Wireless Internet radio

New people are discovering Internet radio everyday. But right now people have to think about how to connect, where to connect, or what to connect to in order to listen. When wireless access becomes easy and ubiquitous, Internet radio’s audience growth will really snowball and it will become a utility of everyday life – as broadcast radio is today.

A few recent announcements indicate that time is getting closer. Last week Sprint launched XOHM, their WiMax mobile broadband service, enabling people in Baltimore to have one internet connection that provides broadband service to their at-home modem as well as their laptop, pda, or whatever, wherever they are in the city. It’s like combining your cable or dsl account with a 3G broadband account.

Besides the fact that it’s more reliable than some other wifi networks, Sprint’s XOHM is revolutionary because it will not require dedicated equipment, as Verizon and AT&T do. According to ZDNet, “While the WiMAX network is very similar to the cellular network in its physical infrastructure, it was conceived from the ground up to be a pure IP network, built on open standards, and designed to be as open as the Internet itself. In that sense, WiMAX is simply a wireless on-ramp to the Internet.”

This is the kind of platform that will bring Internet radio to life. While it’s exciting that Pandora, Clear Channel, and lots of others are available now on IPhone, that’s still one device and AT&T customers only. XOHM opens that up to all devices, and provides a platform for invention of endless additional ways to use a ubiquitous broadband connection.

Right now it’s only in Baltimore, but next up are DC and Chicago. Sprint is merging XOHM with Clearwire to create a new WiMAX company, with backing from Intel, Google, Comcast. Philadelphia, Dallas/Fort Worth, Boston, and Providence, Portland, Atlanta, Las Vegas, and Grand Rapids are on the list of markets to roll out. 

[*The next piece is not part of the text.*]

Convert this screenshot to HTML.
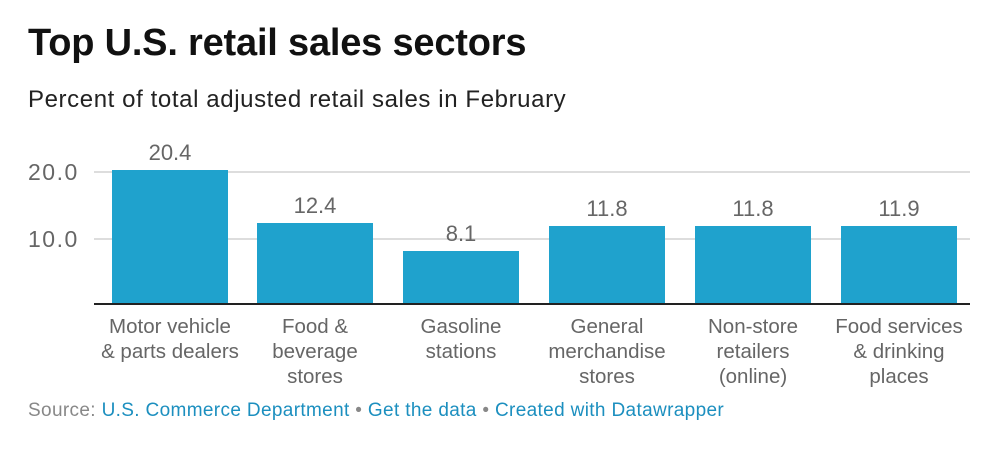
<!DOCTYPE html>
<html><head><style>
body{margin:0;width:1000px;height:455px;background:#fff;font-family:"Liberation Sans",sans-serif;position:relative;overflow:hidden}
.t{position:absolute;white-space:nowrap}
.bar{position:absolute;background:#1fa2cd}
.v{position:absolute;width:116px;text-align:center;font-size:22px;color:#666}
.lab{position:absolute;width:146px;text-align:center;font-size:20.5px;color:#666;line-height:25px;top:314px}
.g{position:absolute;left:94px;width:876px;height:2px;background:#ddd}
.y{position:absolute;left:28px;font-size:23px;color:#666;letter-spacing:1.5px}
</style></head><body>
<div class="t" style="left:28px;top:22px;font-size:38px;font-weight:bold;color:#111;letter-spacing:-0.2px">Top U.S. retail sales sectors</div>
<div class="t" style="left:28px;top:86px;font-size:24px;color:#222;letter-spacing:0.6px">Percent of total adjusted retail sales in February</div>
<div class="g" style="top:171px"></div>
<div class="g" style="top:238px"></div>
<div class="y" style="top:159px">20.0</div>
<div class="y" style="top:226px">10.0</div>
<div class="bar" style="left:112px;width:116px;top:170px;height:134px"></div>
<div class="bar" style="left:257px;width:116px;top:223px;height:81px"></div>
<div class="bar" style="left:403px;width:116px;top:251px;height:53px"></div>
<div class="bar" style="left:549px;width:116px;top:226px;height:78px"></div>
<div class="bar" style="left:695px;width:116px;top:226px;height:78px"></div>
<div class="bar" style="left:841px;width:116px;top:226px;height:78px"></div>
<div style="position:absolute;left:94px;top:303px;width:876px;height:2px;background:#222"></div>
<div class="v" style="left:112px;top:140px">20.4</div>
<div class="v" style="left:257px;top:193px">12.4</div>
<div class="v" style="left:403px;top:221px">8.1</div>
<div class="v" style="left:549px;top:196px">11.8</div>
<div class="v" style="left:695px;top:196px">11.8</div>
<div class="v" style="left:841px;top:196px">11.9</div>
<div class="lab" style="left:97px">Motor vehicle<br>&amp; parts dealers</div>
<div class="lab" style="left:242px">Food &amp;<br>beverage<br>stores</div>
<div class="lab" style="left:388px">Gasoline<br>stations</div>
<div class="lab" style="left:534px">General<br>merchandise<br>stores</div>
<div class="lab" style="left:680px">Non-store<br>retailers<br>(online)</div>
<div class="lab" style="left:826px">Food services<br>&amp; drinking<br>places</div>
<div class="t" style="left:28px;top:400px;font-size:19px;color:#888;letter-spacing:0.35px">Source: <span style="color:#1c8fbf">U.S. Commerce Department</span> • <span style="color:#1c8fbf">Get the data</span> • <span style="color:#1c8fbf">Created with Datawrapper</span></div>
</body></html>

The FCC is also working on a plan to cultivate free national wireless Internet service. According to the Wall Street Journal,  a report clearing the way for the FCC to move forward with a plan to auction off airwaves to a bidder who agrees to offer free, national wireless Internet service has been released. The FCC could begin auctioning off airwaves in early-to-mid 2009. It’s likely the service would be basic, with fees for broadband enhancements.

Open platforms where it’s easy to listen are exactly what listeners want. As far as Internet radio is concerned, it’s all good.